Featured Article – 2014 August
A Guide to Better Cash Flow
By Chris Todd
When a business is struggling with its cash flow, the solution comes down to four simple words: Collect faster, pay slower.
However, it’s a lot easier to make a solution sound simple than it is to carry it out. But it is possible, provided the business recognizes its financial situation and has a clear understanding of the strategies and tactics it must employ.
I’m writing from the perspective of a professional who deals regularly with troubled businesses, but companies that are not struggling now may also be able to benefit as well by adopting some of the ideas mentioned here.
The first step in the process is to do a cash reconciliation — figuring out how much money the business really has, including items that aren’t showing up on bank statements. As we dig into the numbers, we also generate two other metrics: DSO, for days sales outstanding, which measures how long it takes the business to collect its receivables, and DPO, for days payables outstanding, which measures how long the company takes to make payments on its invoices.
Standards for DSO and DPO vary by industry, so the findings can help benchmark how well the business fares in comparison with its peers. More importantly, these measurements provide a good starting point for evaluating a company’s overall situation. If payments are being made faster than collections, the business could find itself tight on cash, even if its projected income exceeds actual expenses.
By analyzing DSO and DPO we can begin looking for opportunities to improve the company’s cash flow. It’s not unusual to find procedural weaknesses that are contributing to the problems.
Let’s look at the sales side first.
If cash is sitting with the company’s customers for too long, the first step is to implement procedures to encourage them to pay more quickly.
For example, if payment on an invoice is due 30 days after it is issued, it is a good practice to call the customer after a week or 10 days, verify that the invoice was received, make sure that they have no questions about it and ask for confirmation that it will be paid by the due date. If no questions are raised, contact the customer again about a week before the payment is due to verify that it will be paid on time.
There’s no need to worry about your diligence upsetting the customer. After all, you are only verifying that the customer will make payment according to terms to which he has already agreed.
Sometimes this process can identify problems in a company’s billing practices. If there are problems with invoices – perhaps the numbers didn’t add up, or the services being billed weren’t performed to the customer’s satisfaction – it’s better to identify them as soon as possible after billing rather than waiting until the day payment is expected.

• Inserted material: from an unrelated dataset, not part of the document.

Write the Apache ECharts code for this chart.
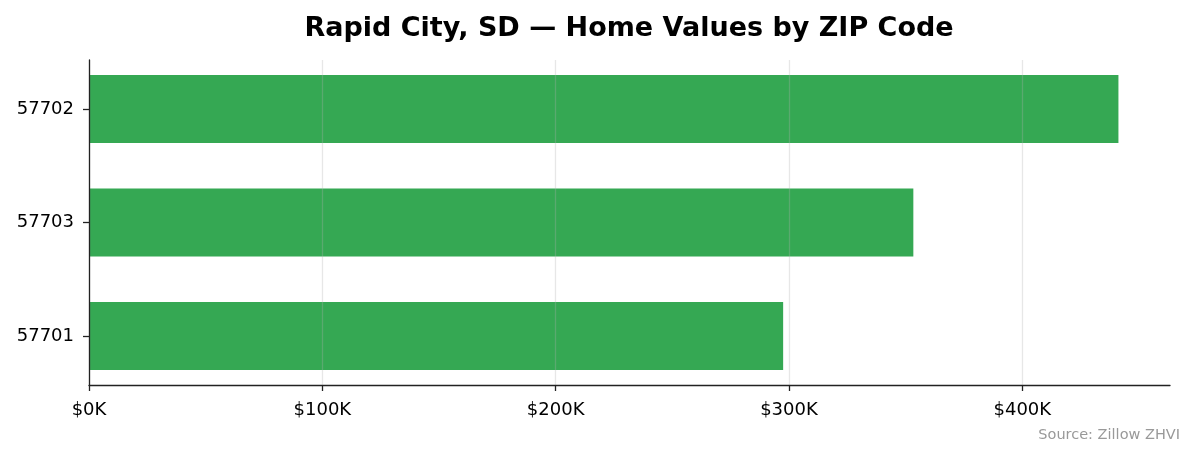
<!DOCTYPE html>
<html>
<head>
<meta charset="utf-8">
<script src="https://cdn.jsdelivr.net/npm/echarts@6/dist/echarts.min.js"></script>
<style>
  html, body { margin: 0; padding: 0; background: #fff; }
  #chart { width: 1195px; height: 455px; }
</style>
</head>
<body>
<div id="chart"></div>
<script>
// zip codes, bottom to top
var zips = ['57701', '57703', '57702'];
// home values in $K
var homeValues = [297.5, 353.3, 441.2];
var xTicks = [0, 100, 200, 300, 400];
var xMax = 463.3;

var font = 'DejaVu Sans';
var chart = echarts.init(document.getElementById('chart'));

// grid 0 = visible frame (spines, x ticks, grid lines)
// grid 1 = slightly taller band area so bars sit like matplotlib's margins
chart.setOption({
  animation: false,
  textStyle: { fontFamily: font },
  title: [
    {
      text: 'Rapid City, SD \u2014 Home Values by ZIP Code',
      left: 624,
      top: 10,
      textAlign: 'center',
      textStyle: { fontFamily: font, fontSize: 27, fontWeight: 'bold', color: '#000' }
    },
    {
      text: 'Source: Zillow ZHVI',
      right: 10,
      top: 423,
      textStyle: { fontFamily: font, fontSize: 14.5, fontWeight: 'normal', color: '#999' }
    }
  ],
  grid: [
    { left: 89, right: 25, top: 60, bottom: 70 },
    { left: 89, right: 25, top: 52.25, bottom: 62.25 }
  ],
  xAxis: [
    {
      gridIndex: 0,
      type: 'value',
      min: 0,
      max: xMax,
      interval: 100,
      z: 5,
      axisLine: { show: true, lineStyle: { color: '#222', width: 1.3 } },
      axisTick: { show: true, length: 6, lineStyle: { color: '#222', width: 1.3 } },
      axisLabel: {
        color: '#000', fontSize: 18, margin: 16, showMaxLabel: false,
        formatter: function (v) { return xTicks.indexOf(v) >= 0 ? '$' + v + 'K' : ''; }
      },
      splitLine: { show: true, showMaxLine: false, lineStyle: { color: 'rgba(176,176,176,0.3)', width: 1.3 } }
    },
    {
      gridIndex: 1,
      type: 'value',
      min: 0,
      max: xMax,
      show: false
    }
  ],
  yAxis: [
    {
      gridIndex: 0,
      type: 'value',
      z: 5,
      axisLine: { show: true, lineStyle: { color: '#222', width: 1.3 } },
      axisTick: { show: false },
      axisLabel: { show: false },
      splitLine: { show: false }
    },
    {
      gridIndex: 1,
      type: 'category',
      data: zips,
      z: 5,
      axisLine: { show: false },
      axisTick: { show: true, alignWithLabel: true, length: 6, lineStyle: { color: '#222', width: 1.3 } },
      axisLabel: { color: '#000', fontSize: 18, margin: 15 },
      splitLine: { show: false }
    }
  ],
  series: [{
    type: 'bar',
    xAxisIndex: 1,
    yAxisIndex: 1,
    data: homeValues,
    barWidth: 68,
    itemStyle: { color: '#35a853' }
  }]
});
</script>
</body>
</html>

If efforts to speed up collections don’t succeed, consider other options. Offering a discount for early payment may help, but tacking on a service charge for late payments is not likely to be welcomed. Increasing charges on future invoices may be the better course.
Turning to the payments side, when a business is struggling to manage its cash flow, it is often necessary to sacrifice profitability in order to preserve cash.
Sometimes we have found, for instance, that accounts payable clerks are sending checks out promptly in order to secure early payment discounts from vendors. While their intent might be admirable, it detracts from the more important goal of creating a cash stash.
In many cases, the only way to re-establish proper cash flow is to temporarily stop paying your bills – perhaps for a couple of weeks – so you get a clear picture of what’s going on. When you do this, make sure your creditors know you have a problem, and that you’re working on it. Then come back to them promptly with a plan for paying off your debt.
Start, of course, with your top-priority vendors, the ones that are absolutely essential to the functioning of your business. Remember, too, that you will have less leverage in dealing with big businesses, who have less need to work with you, than will with smaller ones.
To give an example of an approach you might take, if your business is 90 days behind on $48,000 in payments, offer to pay the vendor $2,000 a month for the next 24 months. Chances are the vendor won’t be happy about it, since they would prefer to receive the full balance due right now, but they would much rather collect the debt in installments than not at all. Recognize that there might be other consequences. The vendor might expect immediate payment on all future orders, or might charge you more in the future, but that is the reality of your situation. However, if you set up a payment plan, and make the first few payments on time, you will restore your credibility with the vendor. But if you miss a payment or two, your credibility will be lost.
In addition to making a cash reconciliation, a crisis management consultant will also look for other possible sources of cash within the business.
In manufacturing and retail operations, inventory is a key area of concern. Consultants can compare inventory holdings with industry standards to get a feel for whether the business is turning over its inventory efficiently. If the purchasing department is ordering new inventory faster than the finished product can be sold, shelves will fill while cash flow turns negative. Getting purchasing in sync with production and sales can bring significant improvement.
Two other sources of cash are insurance policies and excess equipment. For example, if the company has taken out life insurance policies on its key personnel, it may be possible to borrow against the cash value of these policies. If the company has a large motor fleet or excess equipment, if may be able to generate cash by selling off some of these items. Indeed, if the company is structurally weak, these steps may be essential to prolonging its solvency.
I mentioned at the outset that these tactics, while often necessary for struggling businesses, can also be helpful to those that appear to be doing well. If your business is in good shape now, reach out to your banker about securing a line of credit, or seeking a larger one. The best time to secure a loan is when you don’t need one. The worst time is when you need it most.